Por HERMANN TERTSCH
ABC Sábado, 06.10.18
Hubiera sido muy digno el premio también para el fascinante proceso de paz en Corea
Han elegido este año dos premiados muy dignos para el Nobel de la Paz y eso siempre es un alivio. El ginecólogo congoleño Denis Mukwege, incansable luchador contra los efectos y la impunidad de violaciones colectivas en el Congo y la activista yazidí Nadia Murad, esclava sexual vendida por el Estado Islámico que mató a toda su familia y activista contra violaciones y esclavitud sexual, ya habían recibido el Premio Sajarov del Parlamento Europeo. El Comité Noruego ha concedido el galardón por su labor en la lucha contra la violencia sexual. Estamos ante un caso en el que claramente los premiados mejoran al premio.
Porque hay que buscar hoy en día mucho para encontrar premios más desprestigiados que el Nobel de la Paz. Solo se me ocurren los Goya, los Ondas y algún que otro premio periodístico de la misma secta ideológica, cuyos miembros se premian entre sí. El obsceno abuso del sectarismo en la elección de los premiados induce a veces a la risa y al sarcasmo. Se tocaba casi fondo cuando se le dio el Nobel de la Paz a Barack Obama nada más ganar las elecciones, sin haber hecho nada. Hicieron bien en apresurarse. Porque el santo laico de la izquierda europea provocó después todo un rosario de conflictos bélicos y desastres de seguridad. Hubo alguno peor como el otorgado al presidente colombiano Juan Manuel Santos por su acuerdo tramposo de paz, organizado por la dictadura comunista de Cuba, que abría las puertas al poder a la banda narcoterrorista de las FARC. El pueblo se levantó con éxito contra el mismo. Ese Nobel se otorgó bajo grave sospecha de sobornos. Solo podía empeorarse dándoselo ya a Tirofijo o a Nicolás Maduro y su cómplice español Zapatero, por ejemplo.

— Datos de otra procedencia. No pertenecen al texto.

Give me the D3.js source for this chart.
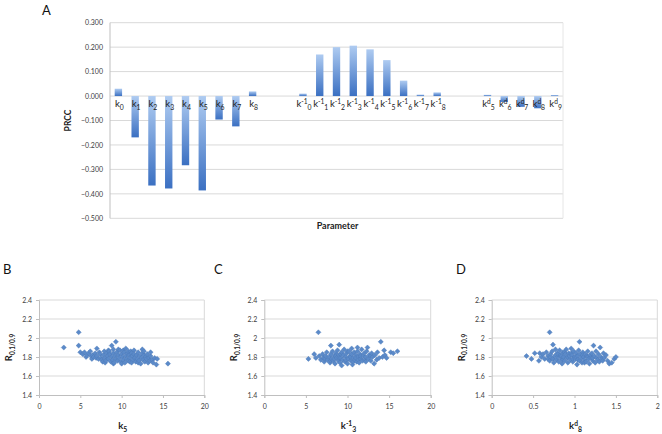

Hubiera sido muy digno el premio también para el fascinante proceso de paz en Corea. Pero todos saben que, junto a los dos presidentes, el que habría tenido que recibirlo con más merecimiento que nadie habría sido el gran artífice del proceso, que se llama Donald Trump. Eso habría sido demasiada dignidad y honradez intelectual como para digerirse en delicados estómagos progresistas como los del Comité Noruego.